<<<<
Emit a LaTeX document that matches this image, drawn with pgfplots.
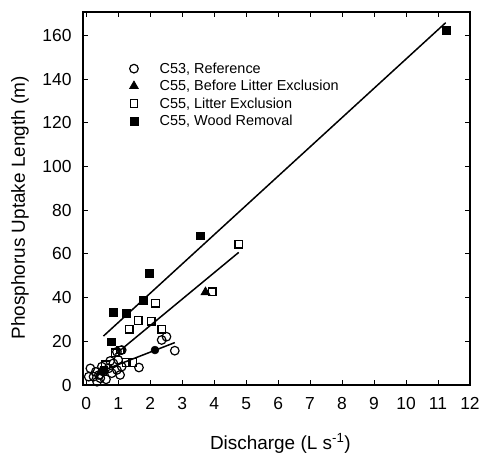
>>>>
<<<<
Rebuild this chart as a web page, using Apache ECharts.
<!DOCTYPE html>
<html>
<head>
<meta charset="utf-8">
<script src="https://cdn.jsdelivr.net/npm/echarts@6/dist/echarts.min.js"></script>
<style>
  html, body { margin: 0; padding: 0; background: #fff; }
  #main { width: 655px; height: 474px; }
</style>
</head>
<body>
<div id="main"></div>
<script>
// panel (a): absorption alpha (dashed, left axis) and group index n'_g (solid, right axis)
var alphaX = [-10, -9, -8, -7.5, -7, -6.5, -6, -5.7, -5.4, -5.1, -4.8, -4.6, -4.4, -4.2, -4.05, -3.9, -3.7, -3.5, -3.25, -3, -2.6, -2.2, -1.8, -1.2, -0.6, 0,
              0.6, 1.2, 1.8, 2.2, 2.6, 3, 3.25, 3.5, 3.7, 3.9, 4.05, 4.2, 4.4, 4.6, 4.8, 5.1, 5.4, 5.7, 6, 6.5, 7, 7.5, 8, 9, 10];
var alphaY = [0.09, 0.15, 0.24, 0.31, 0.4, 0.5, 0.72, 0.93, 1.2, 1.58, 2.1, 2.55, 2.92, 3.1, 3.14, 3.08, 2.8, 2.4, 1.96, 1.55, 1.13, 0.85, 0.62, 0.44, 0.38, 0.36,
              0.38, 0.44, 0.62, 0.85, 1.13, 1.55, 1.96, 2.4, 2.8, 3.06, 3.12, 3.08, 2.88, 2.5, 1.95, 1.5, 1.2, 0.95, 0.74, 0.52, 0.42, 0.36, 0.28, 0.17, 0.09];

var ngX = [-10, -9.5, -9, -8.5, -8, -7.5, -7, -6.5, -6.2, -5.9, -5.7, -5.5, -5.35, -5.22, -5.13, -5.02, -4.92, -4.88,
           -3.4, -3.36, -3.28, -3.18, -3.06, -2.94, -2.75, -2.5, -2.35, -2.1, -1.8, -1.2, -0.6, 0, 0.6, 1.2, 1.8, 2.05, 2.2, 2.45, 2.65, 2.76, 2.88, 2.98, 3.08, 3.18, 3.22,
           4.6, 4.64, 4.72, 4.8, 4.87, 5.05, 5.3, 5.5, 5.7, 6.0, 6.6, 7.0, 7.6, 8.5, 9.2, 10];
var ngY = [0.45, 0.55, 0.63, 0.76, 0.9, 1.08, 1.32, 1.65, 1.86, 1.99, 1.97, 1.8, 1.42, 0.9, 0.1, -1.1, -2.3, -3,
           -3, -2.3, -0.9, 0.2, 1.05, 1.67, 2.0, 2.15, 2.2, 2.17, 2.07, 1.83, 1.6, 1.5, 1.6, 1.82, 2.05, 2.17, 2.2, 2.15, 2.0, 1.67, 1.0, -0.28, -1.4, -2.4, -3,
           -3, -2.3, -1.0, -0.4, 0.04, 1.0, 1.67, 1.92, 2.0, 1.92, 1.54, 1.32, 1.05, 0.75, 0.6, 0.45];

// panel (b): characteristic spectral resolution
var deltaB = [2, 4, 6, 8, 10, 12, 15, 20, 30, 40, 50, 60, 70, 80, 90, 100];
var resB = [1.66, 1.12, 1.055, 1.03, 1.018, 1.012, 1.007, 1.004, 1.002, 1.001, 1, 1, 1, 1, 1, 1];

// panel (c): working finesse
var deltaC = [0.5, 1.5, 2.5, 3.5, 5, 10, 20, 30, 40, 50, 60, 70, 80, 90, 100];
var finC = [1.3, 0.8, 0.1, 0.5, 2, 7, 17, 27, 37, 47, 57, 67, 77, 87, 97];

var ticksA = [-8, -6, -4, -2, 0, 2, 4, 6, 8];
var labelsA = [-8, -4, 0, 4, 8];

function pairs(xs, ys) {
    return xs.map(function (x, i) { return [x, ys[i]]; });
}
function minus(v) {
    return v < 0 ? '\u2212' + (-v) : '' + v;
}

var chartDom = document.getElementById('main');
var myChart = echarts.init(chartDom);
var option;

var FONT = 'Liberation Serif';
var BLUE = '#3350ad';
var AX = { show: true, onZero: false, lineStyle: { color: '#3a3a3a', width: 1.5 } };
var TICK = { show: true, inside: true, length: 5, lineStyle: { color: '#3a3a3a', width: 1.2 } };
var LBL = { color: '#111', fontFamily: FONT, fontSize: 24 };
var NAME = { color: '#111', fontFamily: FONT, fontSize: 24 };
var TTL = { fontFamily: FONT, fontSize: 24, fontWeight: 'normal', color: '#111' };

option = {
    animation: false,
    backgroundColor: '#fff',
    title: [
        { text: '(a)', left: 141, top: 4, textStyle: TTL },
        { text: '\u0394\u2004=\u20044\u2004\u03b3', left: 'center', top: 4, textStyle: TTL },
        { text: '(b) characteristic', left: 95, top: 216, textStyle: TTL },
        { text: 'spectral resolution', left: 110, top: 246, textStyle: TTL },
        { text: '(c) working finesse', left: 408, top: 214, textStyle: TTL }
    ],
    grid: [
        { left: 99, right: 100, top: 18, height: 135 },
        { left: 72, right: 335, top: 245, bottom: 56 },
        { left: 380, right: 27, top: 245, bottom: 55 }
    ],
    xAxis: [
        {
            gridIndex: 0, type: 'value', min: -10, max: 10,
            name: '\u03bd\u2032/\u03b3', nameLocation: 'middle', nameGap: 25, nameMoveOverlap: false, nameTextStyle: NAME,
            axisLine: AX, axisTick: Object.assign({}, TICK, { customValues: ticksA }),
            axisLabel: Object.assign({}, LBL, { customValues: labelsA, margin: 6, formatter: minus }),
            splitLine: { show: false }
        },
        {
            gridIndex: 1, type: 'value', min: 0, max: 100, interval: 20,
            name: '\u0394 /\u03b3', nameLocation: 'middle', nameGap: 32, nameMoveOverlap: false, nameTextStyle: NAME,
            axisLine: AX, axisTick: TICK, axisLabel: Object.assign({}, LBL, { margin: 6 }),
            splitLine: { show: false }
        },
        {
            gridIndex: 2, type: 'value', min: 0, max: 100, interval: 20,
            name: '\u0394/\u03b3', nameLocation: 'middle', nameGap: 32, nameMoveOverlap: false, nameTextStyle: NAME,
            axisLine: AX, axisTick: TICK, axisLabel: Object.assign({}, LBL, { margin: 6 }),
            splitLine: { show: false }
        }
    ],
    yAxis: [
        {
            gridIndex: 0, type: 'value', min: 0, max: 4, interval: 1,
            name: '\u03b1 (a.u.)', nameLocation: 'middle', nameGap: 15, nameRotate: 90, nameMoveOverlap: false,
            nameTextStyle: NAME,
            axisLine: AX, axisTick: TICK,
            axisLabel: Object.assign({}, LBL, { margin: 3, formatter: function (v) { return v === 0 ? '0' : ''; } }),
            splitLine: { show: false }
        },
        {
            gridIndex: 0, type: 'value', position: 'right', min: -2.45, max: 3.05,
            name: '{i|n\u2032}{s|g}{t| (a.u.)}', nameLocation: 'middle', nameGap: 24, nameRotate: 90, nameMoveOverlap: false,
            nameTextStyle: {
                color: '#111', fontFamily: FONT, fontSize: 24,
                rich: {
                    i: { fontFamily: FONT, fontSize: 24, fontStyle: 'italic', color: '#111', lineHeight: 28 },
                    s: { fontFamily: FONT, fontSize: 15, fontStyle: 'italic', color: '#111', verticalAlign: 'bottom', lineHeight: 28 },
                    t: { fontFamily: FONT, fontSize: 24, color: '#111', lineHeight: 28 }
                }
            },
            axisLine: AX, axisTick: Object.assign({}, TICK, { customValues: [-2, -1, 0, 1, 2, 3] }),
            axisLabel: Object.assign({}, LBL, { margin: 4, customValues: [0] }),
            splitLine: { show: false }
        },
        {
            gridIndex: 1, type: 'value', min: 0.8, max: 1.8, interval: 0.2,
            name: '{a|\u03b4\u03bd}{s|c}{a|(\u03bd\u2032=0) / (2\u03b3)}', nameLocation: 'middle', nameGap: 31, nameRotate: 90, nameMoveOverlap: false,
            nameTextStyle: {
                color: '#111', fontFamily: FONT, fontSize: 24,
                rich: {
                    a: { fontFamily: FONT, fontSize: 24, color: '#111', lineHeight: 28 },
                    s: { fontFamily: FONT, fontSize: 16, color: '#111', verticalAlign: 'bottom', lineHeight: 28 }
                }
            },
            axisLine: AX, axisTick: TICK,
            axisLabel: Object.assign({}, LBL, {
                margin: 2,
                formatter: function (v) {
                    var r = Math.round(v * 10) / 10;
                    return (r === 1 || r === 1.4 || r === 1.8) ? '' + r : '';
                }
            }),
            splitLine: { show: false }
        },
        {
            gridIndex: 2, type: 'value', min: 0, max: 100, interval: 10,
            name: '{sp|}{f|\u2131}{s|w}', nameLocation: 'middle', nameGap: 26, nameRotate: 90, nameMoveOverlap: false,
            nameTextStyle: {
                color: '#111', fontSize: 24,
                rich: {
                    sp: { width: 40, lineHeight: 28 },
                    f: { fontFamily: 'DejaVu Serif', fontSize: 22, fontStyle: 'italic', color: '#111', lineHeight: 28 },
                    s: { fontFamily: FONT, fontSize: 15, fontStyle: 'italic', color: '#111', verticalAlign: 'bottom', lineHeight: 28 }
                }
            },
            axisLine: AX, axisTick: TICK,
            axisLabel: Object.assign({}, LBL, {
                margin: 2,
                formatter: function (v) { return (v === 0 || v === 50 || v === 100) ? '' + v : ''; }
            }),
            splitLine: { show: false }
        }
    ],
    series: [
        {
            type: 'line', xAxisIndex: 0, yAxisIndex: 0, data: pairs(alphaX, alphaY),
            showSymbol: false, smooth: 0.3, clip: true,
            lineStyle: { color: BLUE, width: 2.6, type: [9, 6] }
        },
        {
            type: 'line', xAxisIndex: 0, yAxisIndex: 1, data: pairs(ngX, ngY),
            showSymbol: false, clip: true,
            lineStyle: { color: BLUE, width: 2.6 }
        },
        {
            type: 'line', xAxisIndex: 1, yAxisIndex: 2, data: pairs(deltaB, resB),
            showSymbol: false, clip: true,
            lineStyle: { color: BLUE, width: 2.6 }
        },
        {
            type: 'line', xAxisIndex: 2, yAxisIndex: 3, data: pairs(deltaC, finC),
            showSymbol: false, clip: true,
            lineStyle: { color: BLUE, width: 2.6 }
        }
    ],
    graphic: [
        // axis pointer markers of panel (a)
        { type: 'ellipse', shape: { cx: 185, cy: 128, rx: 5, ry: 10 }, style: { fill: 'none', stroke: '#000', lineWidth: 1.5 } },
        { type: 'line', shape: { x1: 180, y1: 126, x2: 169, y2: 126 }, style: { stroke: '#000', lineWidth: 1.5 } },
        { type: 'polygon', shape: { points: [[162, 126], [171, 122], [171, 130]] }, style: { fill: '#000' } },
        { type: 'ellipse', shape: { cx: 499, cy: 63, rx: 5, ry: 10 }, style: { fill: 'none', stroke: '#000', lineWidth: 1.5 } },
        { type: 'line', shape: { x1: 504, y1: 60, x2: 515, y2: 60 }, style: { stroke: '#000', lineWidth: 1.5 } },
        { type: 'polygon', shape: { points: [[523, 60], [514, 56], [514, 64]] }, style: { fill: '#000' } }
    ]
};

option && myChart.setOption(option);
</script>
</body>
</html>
>>>>
<<<<
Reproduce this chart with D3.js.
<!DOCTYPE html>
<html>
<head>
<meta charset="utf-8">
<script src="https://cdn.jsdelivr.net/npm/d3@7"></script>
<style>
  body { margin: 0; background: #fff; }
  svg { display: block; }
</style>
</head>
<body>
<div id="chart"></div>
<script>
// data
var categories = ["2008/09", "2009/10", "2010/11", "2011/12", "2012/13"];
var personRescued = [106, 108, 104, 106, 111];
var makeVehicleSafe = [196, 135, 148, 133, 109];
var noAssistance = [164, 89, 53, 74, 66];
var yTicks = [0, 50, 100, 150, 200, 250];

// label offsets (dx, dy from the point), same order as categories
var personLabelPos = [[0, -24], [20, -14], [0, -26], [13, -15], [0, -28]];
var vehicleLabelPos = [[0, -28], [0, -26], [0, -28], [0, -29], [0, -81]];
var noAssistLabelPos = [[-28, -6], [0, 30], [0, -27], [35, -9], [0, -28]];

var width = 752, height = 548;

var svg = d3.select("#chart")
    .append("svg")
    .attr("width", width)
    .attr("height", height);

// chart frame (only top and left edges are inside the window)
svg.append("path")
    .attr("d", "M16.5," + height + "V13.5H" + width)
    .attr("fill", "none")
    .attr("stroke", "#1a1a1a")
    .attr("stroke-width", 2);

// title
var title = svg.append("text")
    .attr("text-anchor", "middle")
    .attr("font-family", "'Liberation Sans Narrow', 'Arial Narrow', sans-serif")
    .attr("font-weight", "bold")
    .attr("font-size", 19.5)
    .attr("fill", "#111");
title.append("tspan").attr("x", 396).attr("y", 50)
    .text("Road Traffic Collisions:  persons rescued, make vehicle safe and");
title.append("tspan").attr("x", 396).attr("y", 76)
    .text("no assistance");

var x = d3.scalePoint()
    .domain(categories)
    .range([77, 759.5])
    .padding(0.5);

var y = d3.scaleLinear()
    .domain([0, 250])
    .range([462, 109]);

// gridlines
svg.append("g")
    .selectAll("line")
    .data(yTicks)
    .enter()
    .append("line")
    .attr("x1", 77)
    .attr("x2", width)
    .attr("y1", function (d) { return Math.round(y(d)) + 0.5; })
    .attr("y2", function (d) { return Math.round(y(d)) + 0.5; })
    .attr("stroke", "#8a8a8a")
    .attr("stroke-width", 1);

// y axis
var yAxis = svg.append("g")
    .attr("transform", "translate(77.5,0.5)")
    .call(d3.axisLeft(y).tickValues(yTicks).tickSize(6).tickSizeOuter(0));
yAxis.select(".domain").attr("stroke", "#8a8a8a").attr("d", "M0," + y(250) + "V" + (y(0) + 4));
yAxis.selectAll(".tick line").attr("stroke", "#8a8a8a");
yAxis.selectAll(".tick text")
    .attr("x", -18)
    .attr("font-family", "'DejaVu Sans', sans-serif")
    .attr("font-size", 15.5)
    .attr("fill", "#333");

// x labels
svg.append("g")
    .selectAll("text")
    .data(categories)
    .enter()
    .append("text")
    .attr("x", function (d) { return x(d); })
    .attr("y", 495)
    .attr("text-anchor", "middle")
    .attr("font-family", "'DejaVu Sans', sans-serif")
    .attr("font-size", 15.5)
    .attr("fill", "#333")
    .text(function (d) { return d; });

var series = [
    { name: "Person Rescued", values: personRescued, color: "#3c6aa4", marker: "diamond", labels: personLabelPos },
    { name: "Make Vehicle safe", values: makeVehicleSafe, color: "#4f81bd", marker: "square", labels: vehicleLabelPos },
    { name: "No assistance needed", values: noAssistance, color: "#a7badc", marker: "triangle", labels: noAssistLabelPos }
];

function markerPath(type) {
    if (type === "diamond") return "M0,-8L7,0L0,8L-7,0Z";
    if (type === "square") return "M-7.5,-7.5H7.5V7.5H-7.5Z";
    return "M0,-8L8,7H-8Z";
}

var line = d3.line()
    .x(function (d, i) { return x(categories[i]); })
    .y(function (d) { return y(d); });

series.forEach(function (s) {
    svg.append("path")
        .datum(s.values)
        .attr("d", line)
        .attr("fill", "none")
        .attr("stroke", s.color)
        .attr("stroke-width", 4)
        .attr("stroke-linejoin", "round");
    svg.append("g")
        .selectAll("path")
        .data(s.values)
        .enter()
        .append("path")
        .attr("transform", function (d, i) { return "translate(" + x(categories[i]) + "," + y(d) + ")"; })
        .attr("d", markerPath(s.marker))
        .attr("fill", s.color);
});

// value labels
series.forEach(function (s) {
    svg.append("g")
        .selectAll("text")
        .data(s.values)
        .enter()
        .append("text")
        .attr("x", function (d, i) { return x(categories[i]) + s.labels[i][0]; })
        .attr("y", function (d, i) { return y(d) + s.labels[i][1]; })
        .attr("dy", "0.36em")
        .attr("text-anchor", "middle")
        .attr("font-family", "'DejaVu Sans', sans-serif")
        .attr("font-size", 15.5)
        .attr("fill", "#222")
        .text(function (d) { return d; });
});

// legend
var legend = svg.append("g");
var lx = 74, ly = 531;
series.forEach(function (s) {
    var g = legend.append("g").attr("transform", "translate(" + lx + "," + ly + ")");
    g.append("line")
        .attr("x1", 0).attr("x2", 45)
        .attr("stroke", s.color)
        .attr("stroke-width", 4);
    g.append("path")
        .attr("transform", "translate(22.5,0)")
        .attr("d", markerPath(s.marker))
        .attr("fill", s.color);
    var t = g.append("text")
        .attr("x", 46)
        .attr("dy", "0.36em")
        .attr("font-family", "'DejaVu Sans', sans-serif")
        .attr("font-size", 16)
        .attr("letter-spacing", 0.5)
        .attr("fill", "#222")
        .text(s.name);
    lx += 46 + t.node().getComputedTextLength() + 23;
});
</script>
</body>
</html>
>>>>
| Problem to work on |
Repeat exactly the lines from the one containing "Rebuild this chart" to the one containing "0.75, 0.6, 0.45];", both lines included, and nothing else.

| Answer to the problem |
Rebuild this chart as a web page, using Apache ECharts.
<!DOCTYPE html>
<html>
<head>
<meta charset="utf-8">
<script src="https://cdn.jsdelivr.net/npm/echarts@6/dist/echarts.min.js"></script>
<style>
  html, body { margin: 0; padding: 0; background: #fff; }
  #main { width: 655px; height: 474px; }
</style>
</head>
<body>
<div id="main"></div>
<script>
// panel (a): absorption alpha (dashed, left axis) and group index n'_g (solid, right axis)
var alphaX = [-10, -9, -8, -7.5, -7, -6.5, -6, -5.7, -5.4, -5.1, -4.8, -4.6, -4.4, -4.2, -4.05, -3.9, -3.7, -3.5, -3.25, -3, -2.6, -2.2, -1.8, -1.2, -0.6, 0,
              0.6, 1.2, 1.8, 2.2, 2.6, 3, 3.25, 3.5, 3.7, 3.9, 4.05, 4.2, 4.4, 4.6, 4.8, 5.1, 5.4, 5.7, 6, 6.5, 7, 7.5, 8, 9, 10];
var alphaY = [0.09, 0.15, 0.24, 0.31, 0.4, 0.5, 0.72, 0.93, 1.2, 1.58, 2.1, 2.55, 2.92, 3.1, 3.14, 3.08, 2.8, 2.4, 1.96, 1.55, 1.13, 0.85, 0.62, 0.44, 0.38, 0.36,
              0.38, 0.44, 0.62, 0.85, 1.13, 1.55, 1.96, 2.4, 2.8, 3.06, 3.12, 3.08, 2.88, 2.5, 1.95, 1.5, 1.2, 0.95, 0.74, 0.52, 0.42, 0.36, 0.28, 0.17, 0.09];

var ngX = [-10, -9.5, -9, -8.5, -8, -7.5, -7, -6.5, -6.2, -5.9, -5.7, -5.5, -5.35, -5.22, -5.13, -5.02, -4.92, -4.88,
           -3.4, -3.36, -3.28, -3.18, -3.06, -2.94, -2.75, -2.5, -2.35, -2.1, -1.8, -1.2, -0.6, 0, 0.6, 1.2, 1.8, 2.05, 2.2, 2.45, 2.65, 2.76, 2.88, 2.98, 3.08, 3.18, 3.22,
           4.6, 4.64, 4.72, 4.8, 4.87, 5.05, 5.3, 5.5, 5.7, 6.0, 6.6, 7.0, 7.6, 8.5, 9.2, 10];
var ngY = [0.45, 0.55, 0.63, 0.76, 0.9, 1.08, 1.32, 1.65, 1.86, 1.99, 1.97, 1.8, 1.42, 0.9, 0.1, -1.1, -2.3, -3,
           -3, -2.3, -0.9, 0.2, 1.05, 1.67, 2.0, 2.15, 2.2, 2.17, 2.07, 1.83, 1.6, 1.5, 1.6, 1.82, 2.05, 2.17, 2.2, 2.15, 2.0, 1.67, 1.0, -0.28, -1.4, -2.4, -3,
           -3, -2.3, -1.0, -0.4, 0.04, 1.0, 1.67, 1.92, 2.0, 1.92, 1.54, 1.32, 1.05, 0.75, 0.6, 0.45];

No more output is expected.